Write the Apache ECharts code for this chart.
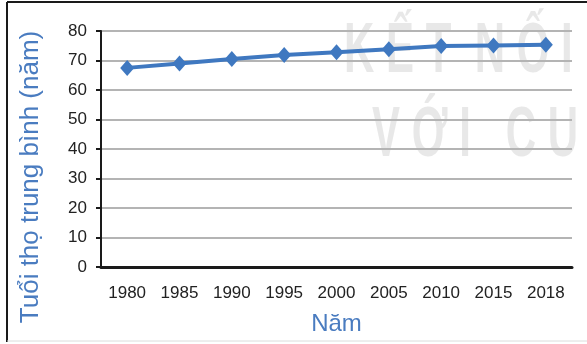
<!DOCTYPE html>
<html>
<head>
<meta charset="utf-8">
<script src="https://cdn.jsdelivr.net/npm/echarts@6/dist/echarts.min.js"></script>
<style>
  html, body { margin: 0; padding: 0; background: #fff; }
  #chart { width: 587px; height: 344px; }
</style>
</head>
<body>
<div id="chart"></div>
<script>
  // dữ liệu
  var years = ["1980", "1985", "1990", "1995", "2000", "2005", "2010", "2015", "2018"];
  var lifeExp = [67.5, 69, 70.5, 71.9, 72.8, 73.8, 74.9, 75.1, 75.3];
  var yTicks = [0, 10, 20, 30, 40, 50, 60, 70, 80];

  var myChart = echarts.init(document.getElementById("chart"));

  var wmFont = "bold 70px 'Liberation Sans', Arial";
  var wmColor = "rgba(185,185,185,0.32)";

  var option = {
    animation: false,
    graphic: [
      // khung ngoài
      { type: "line", shape: { x1: 7, y1: 2, x2: 587, y2: 2 }, style: { stroke: "#1a1a1a", lineWidth: 2 }, z: 0 },
      { type: "line", shape: { x1: 7, y1: 2, x2: 7, y2: 342 }, style: { stroke: "#1a1a1a", lineWidth: 2 }, z: 0 },
      { type: "line", shape: { x1: 7, y1: 341, x2: 587, y2: 341 }, style: { stroke: "#dcdcdc", lineWidth: 1 }, z: 0 },
      // watermark
      {
        type: "text", x: 344, y: 18, scaleX: 0.6, scaleY: 1,
        style: { text: "K Ế T  N Ố I", font: wmFont, fill: wmColor },
        z: 0
      },
      {
        type: "text", x: 372, y: 102, scaleX: 0.6, scaleY: 1,
        style: { text: "V Ớ I   C U", font: wmFont, fill: wmColor },
        z: 0
      }
    ],
    grid: {
      left: 101,
      right: 15,
      top: 31,
      bottom: 77
    },
    xAxis: {
      type: "category",
      data: years,
      boundaryGap: true,
      name: "Năm",
      nameLocation: "middle",
      nameGap: 45,
      nameTextStyle: { color: "#4a7cc0", fontSize: 24, fontFamily: "Liberation Sans" },
      axisLine: { lineStyle: { color: "#1a1a1a", width: 3 } },
      axisTick: { alignWithLabel: true, length: 4, lineStyle: { color: "#1a1a1a", width: 2 } },
      axisLabel: { color: "#222", fontSize: 17, fontFamily: "Liberation Sans", margin: 18 },
      splitLine: { show: false }
    },
    yAxis: {
      type: "value",
      min: 0,
      max: 80,
      interval: 10,
      name: "Tuổi thọ trung bình (năm)",
      nameLocation: "middle",
      nameGap: 57,
      nameTextStyle: {
        color: "#4a7cc0", fontSize: 26, fontFamily: "Liberation Sans",
        padding: [0, 56, 0, 0]
      },
      axisLine: { show: true, lineStyle: { color: "#1a1a1a", width: 2 } },
      axisTick: { show: true, length: 5, lineStyle: { color: "#1a1a1a", width: 2 } },
      axisLabel: {
        color: "#222", fontSize: 17, fontFamily: "Liberation Sans", margin: 14,
        formatter: function (v) { return yTicks.indexOf(v) >= 0 ? String(v) : ""; }
      },
      splitLine: { lineStyle: { color: "#b4b4b4", width: 2 } }
    },
    series: [
      {
        name: "Tuổi thọ",
        type: "line",
        data: lifeExp,
        symbol: "diamond",
        symbolSize: [14, 16],
        lineStyle: { color: "#3f78c0", width: 4 },
        itemStyle: { color: "#3f78c0" },
        z: 5
      }
    ]
  };

  myChart.setOption(option);
  window.addEventListener("resize", function () {
    myChart.resize();
  });
</script>
</body>
</html>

### WHAT TO WORK ON
Except for the pictures, give all the material above again verbatim.

### OUTPUT
Write the Apache ECharts code for this chart.
<!DOCTYPE html>
<html>
<head>
<meta charset="utf-8">
<script src="https://cdn.jsdelivr.net/npm/echarts@6/dist/echarts.min.js"></script>
<style>
  html, body { margin: 0; padding: 0; background: #fff; }
  #chart { width: 587px; height: 344px; }
</style>
</head>
<body>
<div id="chart"></div>
<script>
  // dữ liệu
  var years = ["1980", "1985", "1990", "1995", "2000", "2005", "2010", "2015", "2018"];
  var lifeExp = [67.5, 69, 70.5, 71.9, 72.8, 73.8, 74.9, 75.1, 75.3];
  var yTicks = [0, 10, 20, 30, 40, 50, 60, 70, 80];

  var myChart = echarts.init(document.getElementById("chart"));

  var wmFont = "bold 70px 'Liberation Sans', Arial";
  var wmColor = "rgba(185,185,185,0.32)";

  var option = {
    animation: false,
    graphic: [
      // khung ngoài
      { type: "line", shape: { x1: 7, y1: 2, x2: 587, y2: 2 }, style: { stroke: "#1a1a1a", lineWidth: 2 }, z: 0 },
      { type: "line", shape: { x1: 7, y1: 2, x2: 7, y2: 342 }, style: { stroke: "#1a1a1a", lineWidth: 2 }, z: 0 },
      { type: "line", shape: { x1: 7, y1: 341, x2: 587, y2: 341 }, style: { stroke: "#dcdcdc", lineWidth: 1 }, z: 0 },
      // watermark
      {
        type: "text", x: 344, y: 18, scaleX: 0.6, scaleY: 1,
        style: { text: "K Ế T  N Ố I", font: wmFont, fill: wmColor },
        z: 0
      },
      {
        type: "text", x: 372, y: 102, scaleX: 0.6, scaleY: 1,
        style: { text: "V Ớ I   C U", font: wmFont, fill: wmColor },
        z: 0
      }
    ],
    grid: {
      left: 101,
      right: 15,
      top: 31,
      bottom: 77
    },
    xAxis: {
      type: "category",
      data: years,
      boundaryGap: true,
      name: "Năm",
      nameLocation: "middle",
      nameGap: 45,
      nameTextStyle: { color: "#4a7cc0", fontSize: 24, fontFamily: "Liberation Sans" },
      axisLine: { lineStyle: { color: "#1a1a1a", width: 3 } },
      axisTick: { alignWithLabel: true, length: 4, lineStyle: { color: "#1a1a1a", width: 2 } },
      axisLabel: { color: "#222", fontSize: 17, fontFamily: "Liberation Sans", margin: 18 },
      splitLine: { show: false }
    },
    yAxis: {
      type: "value",
      min: 0,
      max: 80,
      interval: 10,
      name: "Tuổi thọ trung bình (năm)",
      nameLocation: "middle",
      nameGap: 57,
      nameTextStyle: {
        color: "#4a7cc0", fontSize: 26, fontFamily: "Liberation Sans",
        padding: [0, 56, 0, 0]
      },
      axisLine: { show: true, lineStyle: { color: "#1a1a1a", width: 2 } },
      axisTick: { show: true, length: 5, lineStyle: { color: "#1a1a1a", width: 2 } },
      axisLabel: {
        color: "#222", fontSize: 17, fontFamily: "Liberation Sans", margin: 14,
        formatter: function (v) { return yTicks.indexOf(v) >= 0 ? String(v) : ""; }
      },
      splitLine: { lineStyle: { color: "#b4b4b4", width: 2 } }
    },
    series: [
      {
        name: "Tuổi thọ",
        type: "line",
        data: lifeExp,
        symbol: "diamond",
        symbolSize: [14, 16],
        lineStyle: { color: "#3f78c0", width: 4 },
        itemStyle: { color: "#3f78c0" },
        z: 5
      }
    ]
  };

  myChart.setOption(option);
  window.addEventListener("resize", function () {
    myChart.resize();
  });
</script>
</body>
</html>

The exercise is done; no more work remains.